Output, please, exactly those lines of the listing that come before the line with "red_dots = (0, (1.1, 1.0))", along with that line itself.

"""

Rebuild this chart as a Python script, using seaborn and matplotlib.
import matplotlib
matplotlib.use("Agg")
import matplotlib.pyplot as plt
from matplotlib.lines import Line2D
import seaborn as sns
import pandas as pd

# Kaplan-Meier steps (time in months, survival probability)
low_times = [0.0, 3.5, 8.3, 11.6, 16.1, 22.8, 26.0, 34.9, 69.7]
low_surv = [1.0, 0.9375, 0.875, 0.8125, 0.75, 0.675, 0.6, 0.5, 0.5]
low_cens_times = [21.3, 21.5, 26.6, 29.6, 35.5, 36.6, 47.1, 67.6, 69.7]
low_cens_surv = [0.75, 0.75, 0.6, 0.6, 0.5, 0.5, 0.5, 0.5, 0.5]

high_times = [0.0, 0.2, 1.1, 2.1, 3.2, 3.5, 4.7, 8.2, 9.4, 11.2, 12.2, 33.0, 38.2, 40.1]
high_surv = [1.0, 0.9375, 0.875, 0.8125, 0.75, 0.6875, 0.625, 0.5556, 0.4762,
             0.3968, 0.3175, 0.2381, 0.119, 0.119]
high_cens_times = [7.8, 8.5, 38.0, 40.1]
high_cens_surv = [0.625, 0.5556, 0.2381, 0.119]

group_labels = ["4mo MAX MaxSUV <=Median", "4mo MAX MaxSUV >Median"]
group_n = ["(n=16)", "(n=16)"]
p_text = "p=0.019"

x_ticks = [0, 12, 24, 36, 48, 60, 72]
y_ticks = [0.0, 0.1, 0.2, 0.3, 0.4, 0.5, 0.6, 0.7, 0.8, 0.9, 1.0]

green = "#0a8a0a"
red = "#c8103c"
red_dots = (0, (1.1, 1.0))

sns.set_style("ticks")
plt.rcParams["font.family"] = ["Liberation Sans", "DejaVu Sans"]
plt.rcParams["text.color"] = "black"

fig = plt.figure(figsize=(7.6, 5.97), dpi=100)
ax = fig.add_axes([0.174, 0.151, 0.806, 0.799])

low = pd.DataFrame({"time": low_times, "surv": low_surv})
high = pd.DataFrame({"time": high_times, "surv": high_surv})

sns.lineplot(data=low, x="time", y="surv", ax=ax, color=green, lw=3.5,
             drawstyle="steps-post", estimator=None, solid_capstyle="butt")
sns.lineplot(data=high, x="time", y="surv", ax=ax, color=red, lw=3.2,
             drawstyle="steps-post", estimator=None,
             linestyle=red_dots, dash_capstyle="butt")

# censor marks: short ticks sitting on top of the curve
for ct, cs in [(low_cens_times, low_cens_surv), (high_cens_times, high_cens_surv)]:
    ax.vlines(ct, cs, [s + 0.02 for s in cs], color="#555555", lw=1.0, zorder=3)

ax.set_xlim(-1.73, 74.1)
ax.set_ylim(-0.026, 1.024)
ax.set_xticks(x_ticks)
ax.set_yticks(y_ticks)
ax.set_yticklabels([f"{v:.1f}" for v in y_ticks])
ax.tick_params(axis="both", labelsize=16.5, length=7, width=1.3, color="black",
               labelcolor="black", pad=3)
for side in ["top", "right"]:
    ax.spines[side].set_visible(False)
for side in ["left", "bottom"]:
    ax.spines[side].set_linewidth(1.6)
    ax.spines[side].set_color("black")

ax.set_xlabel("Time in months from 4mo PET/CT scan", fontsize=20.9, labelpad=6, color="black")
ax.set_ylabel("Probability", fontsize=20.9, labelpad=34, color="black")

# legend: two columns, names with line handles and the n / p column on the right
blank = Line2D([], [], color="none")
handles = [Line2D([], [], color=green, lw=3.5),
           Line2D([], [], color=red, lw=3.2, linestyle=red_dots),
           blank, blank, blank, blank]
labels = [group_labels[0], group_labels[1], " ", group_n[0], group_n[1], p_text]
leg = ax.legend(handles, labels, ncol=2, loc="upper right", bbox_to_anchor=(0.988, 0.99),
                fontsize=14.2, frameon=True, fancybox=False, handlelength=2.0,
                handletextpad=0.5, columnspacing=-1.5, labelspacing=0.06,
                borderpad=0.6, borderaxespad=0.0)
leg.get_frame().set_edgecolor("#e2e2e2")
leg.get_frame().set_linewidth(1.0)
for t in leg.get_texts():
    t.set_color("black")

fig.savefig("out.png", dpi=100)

"""

→ **Response for this exercise**
Rebuild this chart as a Python script, using seaborn and matplotlib.
import matplotlib
matplotlib.use("Agg")
import matplotlib.pyplot as plt
from matplotlib.lines import Line2D
import seaborn as sns
import pandas as pd

# Kaplan-Meier steps (time in months, survival probability)
low_times = [0.0, 3.5, 8.3, 11.6, 16.1, 22.8, 26.0, 34.9, 69.7]
low_surv = [1.0, 0.9375, 0.875, 0.8125, 0.75, 0.675, 0.6, 0.5, 0.5]
low_cens_times = [21.3, 21.5, 26.6, 29.6, 35.5, 36.6, 47.1, 67.6, 69.7]
low_cens_surv = [0.75, 0.75, 0.6, 0.6, 0.5, 0.5, 0.5, 0.5, 0.5]

high_times = [0.0, 0.2, 1.1, 2.1, 3.2, 3.5, 4.7, 8.2, 9.4, 11.2, 12.2, 33.0, 38.2, 40.1]
high_surv = [1.0, 0.9375, 0.875, 0.8125, 0.75, 0.6875, 0.625, 0.5556, 0.4762,
             0.3968, 0.3175, 0.2381, 0.119, 0.119]
high_cens_times = [7.8, 8.5, 38.0, 40.1]
high_cens_surv = [0.625, 0.5556, 0.2381, 0.119]

group_labels = ["4mo MAX MaxSUV <=Median", "4mo MAX MaxSUV >Median"]
group_n = ["(n=16)", "(n=16)"]
p_text = "p=0.019"

x_ticks = [0, 12, 24, 36, 48, 60, 72]
y_ticks = [0.0, 0.1, 0.2, 0.3, 0.4, 0.5, 0.6, 0.7, 0.8, 0.9, 1.0]

green = "#0a8a0a"
red = "#c8103c"
red_dots = (0, (1.1, 1.0))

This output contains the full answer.